As a consequence, the Panel finds that there is sufficient evidence that registration of the contested domain name has been made in bad faith.
As far as bad faith use is concerned, it appears that “www.skyrock.tv” leads to a standard page of the .tv Corporation. In other words, “www.skyrock.tv” does not seem to be operated in any way.
In JVC Americas Corp v. Damian Macafee (CPR Institute, November 10, 2000), the panel stated that “Respondent's bad faith use of the domain name is clearly demonstrated by his inaction, that is, his passive holding of the domain name < jvc-america.com > to the exclusion of Complainant, the owner of the JVC mark”.
The same principle has been applied in Ingersoll-Rand Co (WIPO Case No. D2000 0021), and Symplicity Corporation v. Bob Gately (WIPO case No.
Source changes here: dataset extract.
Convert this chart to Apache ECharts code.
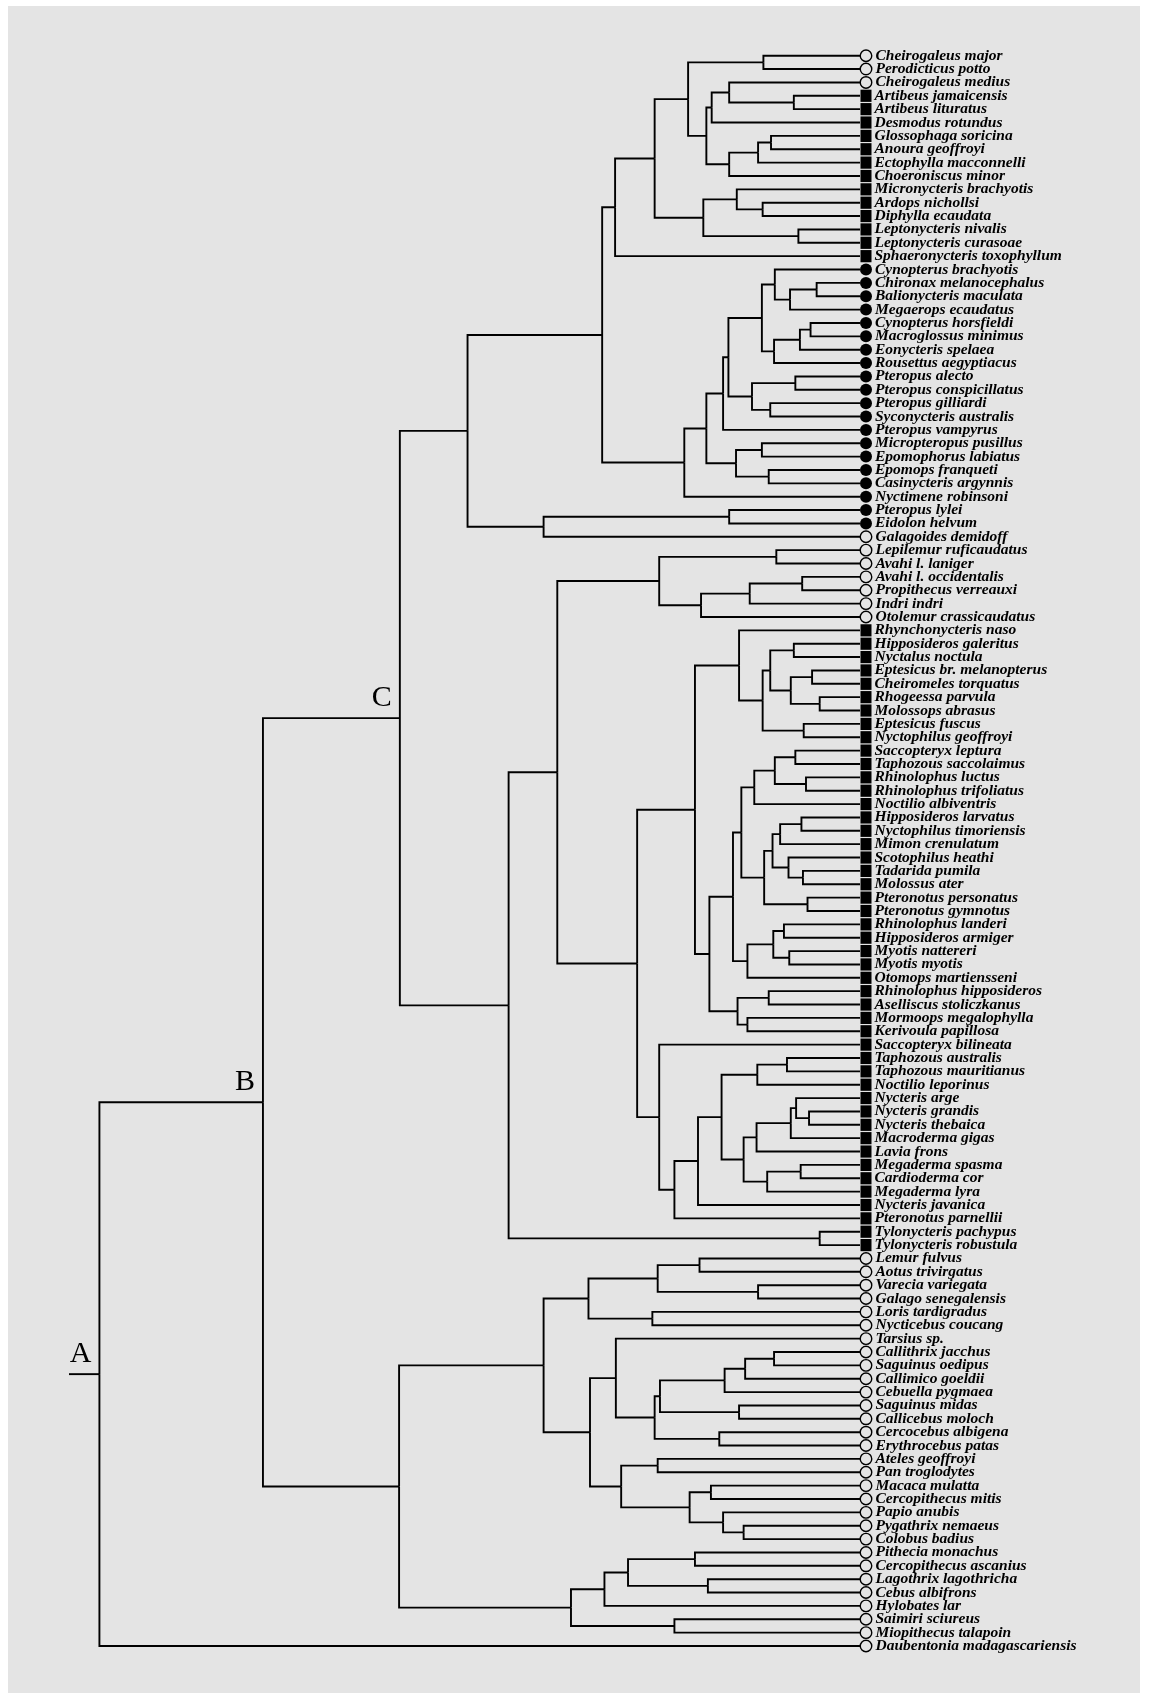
<!DOCTYPE html>
<html>
<head>
<meta charset="utf-8">
<script src="https://cdn.jsdelivr.net/npm/echarts@6/dist/echarts.min.js"></script>
<style>
html, body { margin: 0; padding: 0; background: #fff; }
#tree { width: 1151px; height: 1693px; }
</style>
</head>
<body>
<div id="tree"></div>
<script>
// leaves, top to bottom
const leafNames = [
  'Cheirogaleus major', 'Perodicticus potto', 'Cheirogaleus medius', 'Artibeus jamaicensis',
  'Artibeus lituratus', 'Desmodus rotundus', 'Glossophaga soricina', 'Anoura geoffroyi',
  'Ectophylla macconnelli', 'Choeroniscus minor', 'Micronycteris brachyotis', 'Ardops nichollsi',
  'Diphylla ecaudata', 'Leptonycteris nivalis', 'Leptonycteris curasoae', 'Sphaeronycteris toxophyllum',
  'Cynopterus brachyotis', 'Chironax melanocephalus', 'Balionycteris maculata', 'Megaerops ecaudatus',
  'Cynopterus horsfieldi', 'Macroglossus minimus', 'Eonycteris spelaea', 'Rousettus aegyptiacus',
  'Pteropus alecto', 'Pteropus conspicillatus', 'Pteropus gilliardi', 'Syconycteris australis',
  'Pteropus vampyrus', 'Micropteropus pusillus', 'Epomophorus labiatus', 'Epomops franqueti',
  'Casinycteris argynnis', 'Nyctimene robinsoni', 'Pteropus lylei', 'Eidolon helvum',
  'Galagoides demidoff', 'Lepilemur ruficaudatus', 'Avahi l. laniger', 'Avahi l. occidentalis',
  'Propithecus verreauxi', 'Indri indri', 'Otolemur crassicaudatus', 'Rhynchonycteris naso',
  'Hipposideros galeritus', 'Nyctalus noctula', 'Eptesicus br. melanopterus', 'Cheiromeles torquatus',
  'Rhogeessa parvula', 'Molossops abrasus', 'Eptesicus fuscus', 'Nyctophilus geoffroyi',
  'Saccopteryx leptura', 'Taphozous saccolaimus', 'Rhinolophus luctus', 'Rhinolophus trifoliatus',
  'Noctilio albiventris', 'Hipposideros larvatus', 'Nyctophilus timoriensis', 'Mimon crenulatum',
  'Scotophilus heathi', 'Tadarida pumila', 'Molossus ater', 'Pteronotus personatus',
  'Pteronotus gymnotus', 'Rhinolophus landeri', 'Hipposideros armiger', 'Myotis nattereri',
  'Myotis myotis', 'Otomops martiensseni', 'Rhinolophus hipposideros', 'Aselliscus stoliczkanus',
  'Mormoops megalophylla', 'Kerivoula papillosa', 'Saccopteryx bilineata', 'Taphozous australis',
  'Taphozous mauritianus', 'Noctilio leporinus', 'Nycteris arge', 'Nycteris grandis',
  'Nycteris thebaica', 'Macroderma gigas', 'Lavia frons', 'Megaderma spasma',
  'Cardioderma cor', 'Megaderma lyra', 'Nycteris javanica', 'Pteronotus parnellii',
  'Tylonycteris pachypus', 'Tylonycteris robustula', 'Lemur fulvus', 'Aotus trivirgatus',
  'Varecia variegata', 'Galago senegalensis', 'Loris tardigradus', 'Nycticebus coucang',
  'Tarsius sp.', 'Callithrix jacchus', 'Saguinus oedipus', 'Callimico goeldii',
  'Cebuella pygmaea', 'Saguinus midas', 'Callicebus moloch', 'Cercocebus albigena',
  'Erythrocebus patas', 'Ateles geoffroyi', 'Pan troglodytes', 'Macaca mulatta',
  'Cercopithecus mitis', 'Papio anubis', 'Pygathrix nemaeus', 'Colobus badius',
  'Pithecia monachus', 'Cercopithecus ascanius', 'Lagothrix lagothricha', 'Cebus albifrons',
  'Hylobates lar', 'Saimiri sciureus', 'Miopithecus talapoin', 'Daubentonia madagascariensis'
]

// o = primate (open circle), s = microbat (square), f = megabat (filled circle)
const leafKinds = 'ooo' + 's'.repeat(13) + 'f'.repeat(20) + 'o'.repeat(7) + 's'.repeat(47) + 'o'.repeat(30)

// dendrogram: [height, upper child, lower child, clade tag]; a number is a leaf index
const tree = [100.0,
  [78.5,
    [60.5,
      [51.6,
        [33.9,
          [32.2,
            [27.0,
              [22.6, [12.7, 0, 1], [20.2, [19.5, [17.2, 2, [8.7, 3, 4]], 5], [17.2, [13.4, [11.7, 6, 7], 8], 9]]],
              [20.6, [16.2, 10, [12.8, 11, 12]], [8.1, 13, 14]]
            ],
            15],
          [23.1,
            [20.2,
              [18.0,
                [17.3,
                  [12.9, [11.2, 16, [9.2, [5.7, 17, 18], 19]], [11.3, [7.9, [6.5, 20, 21], 22], 23]],
                  [14.2, [8.5, 24, 25], [11.8, 26, 27]]
                ],
                28],
              [16.3, [12.9, 29, 30], [12.0, 31, 32]]
            ],
            33]
        ],
        [41.6, [17.2, 34, 35], 36]
      ],
      [46.2,
        [39.8,
          [26.4, [11.0, 37, 38], [20.9, [14.5, [7.6, 39, 40], 41], 42]],
          [29.3,
            [21.7,
              [15.9, 43, [12.8, [11.8, [8.7, 44, 45], [9.1, [6.3, 46, 47], [5.3, 48, 49]]], [7.4, 50, 51]]],
              [19.8,
                [16.7,
                  [15.6,
                    [13.9, [11.2, [8.5, 52, 53], [7.1, 54, 55]], 56],
                    [12.6, [11.5, [10.5, [7.7, 57, 58], 59], [9.4, 60, [7.5, 61, 62]]], [6.9, 63, 64]]
                  ],
                  [14.8, [11.4, [10.0, 65, 66], [9.3, 67, 68]], 69]
                ],
                [16.1, [12.0, 70, 71], [14.8, 72, 73]]
              ]
            ],
            [26.4, 74,
              [24.4,
                [21.3,
                  [18.2,
                    [13.5, [9.6, 75, 76], 77],
                    [15.3,
                      [13.6, [9.1, [8.4, 78, [6.7, 79, 80]], 81], 82],
                      [12.2, [7.8, 83, 84], 85]
                    ]
                  ],
                  86],
                87]
            ]
          ]
        ],
        [5.3, 88, 89]
      ],
      'C'],
    [60.6,
      [41.6,
        [35.7, [26.6, [21.1, 90, 91], [13.4, 92, 93]], [27.3, 94, 95]],
        [35.5,
          [32.1, 96, [27.0, [26.3, [17.8, [15.1, [11.3, 97, 98], 99], 100], [15.9, 101, 102]], [18.5, 103, 104]]],
          [31.4, [26.6, 105, 106], [22.4, [19.6, 107, 108], [18.0, 109, [15.3, 110, 111]]]]
        ]
      ],
      [38.0, [33.6, [30.5, [21.7, 112, 113], [20.0, 114, 115]], 116], [24.4, 117, 118]]
    ],
    'B'],
  119,
  'A']

const rootStub = 104

// flatten the tree into elbow links
const links = []
const tags = []
function walk(node) {
  if (typeof node === 'number') return { h: 0, y: node }
  const [h, a, b, tag] = node
  const ca = walk(a)
  const cb = walk(b)
  const y = (ca.y + cb.y) / 2
  links.push([h, ca.h, ca.y, y])
  links.push([h, cb.h, cb.y, y])
  if (tag) tags.push([h, y, tag])
  return { h, y }
}
const root = walk(tree)
links.push([rootStub, root.h, root.y, root.y])

const bg = '#e4e4e4'
const chart = echarts.init(document.getElementById('tree'))

const leaves = leafNames.map((name, i) => {
  const k = leafKinds[i]
  if (k === 's') {
    return { value: [0, i], symbol: 'rect', symbolSize: [11, 12.2], itemStyle: { color: '#000', opacity: 1 } }
  }
  if (k === 'f') {
    return { value: [0, i], symbol: 'circle', symbolSize: 12, itemStyle: { color: '#000', opacity: 1 } }
  }
  return { value: [0, i], symbol: 'circle', symbolSize: 11.5, itemStyle: { color: bg, borderColor: '#000', borderWidth: 1.4, opacity: 1 } }
})

chart.setOption({
  backgroundColor: '#fff',
  animation: false,
  graphic: [{
    type: 'rect',
    shape: { x: 8, y: 6, width: 1132, height: 1690 },
    style: { fill: bg },
    z: -10
  }],
  grid: { left: 69, right: 291, top: 55.7, bottom: 47 },
  xAxis: { type: 'value', inverse: true, min: 0, max: rootStub, show: false },
  yAxis: { type: 'value', inverse: true, min: 0, max: 119, show: false },
  series: [
    {
      type: 'custom',
      data: links,
      encode: { x: [0, 1], y: [2, 3] },
      clip: false,
      renderItem: function(params, api) {
        const p = api.coord([api.value(0), api.value(3)])
        const m = api.coord([api.value(0), api.value(2)])
        const c = api.coord([api.value(1), api.value(2)])
        return {
          type: 'polyline',
          shape: { points: [p, m, c] },
          style: { stroke: '#000', lineWidth: 1.9, fill: null }
        }
      }
    },
    {
      type: 'custom',
      data: tags,
      encode: { x: 0, y: 1 },
      clip: false,
      renderItem: function(params, api) {
        const p = api.coord([api.value(0), api.value(1)])
        return {
          type: 'text',
          x: p[0] - 8,
          y: p[1] - 5,
          style: {
            text: tags[params.dataIndex][2],
            fontFamily: 'Liberation Serif',
            fontSize: 30,
            fill: '#000',
            align: 'right',
            verticalAlign: 'bottom'
          }
        }
      }
    },
    {
      type: 'scatter',
      data: leaves,
      symbolOffset: [6, 0],
      clip: false,
      z: 5,
      label: {
        show: true,
        position: 'right',
        distance: 3,
        formatter: p => leafNames[p.dataIndex],
        fontFamily: 'Liberation Serif',
        fontStyle: 'italic',
        fontWeight: 'bold',
        fontSize: 15.5,
        color: '#000'
      }
    }
  ]
})
</script>
</body>
</html>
D2000-0425, citing nine cases following Telstra).
The Respondent clearly registered “skyrock.tv” with no intention of using it and for the sole purpose of causing damage to the Complainant, preventing the Complainant to register “skyrock.tv” as a domain name. The Respondent also knew that such conduct would be extremely harmful to the Complainant.
The Panel finds that such behavior constitutes bad faith use.
Therefore, the Panel concludes that the contested domain name was registered and is used in bad faith.
7. Decision For all the foregoing reasons, in accordance with Paragraphs 4(i) of the Policy and 15 of the Rules, the Panel concludes that the Complainant has met its burden of proof. Accordingly, the panel orders that the domain name should be transferred to the Complainant.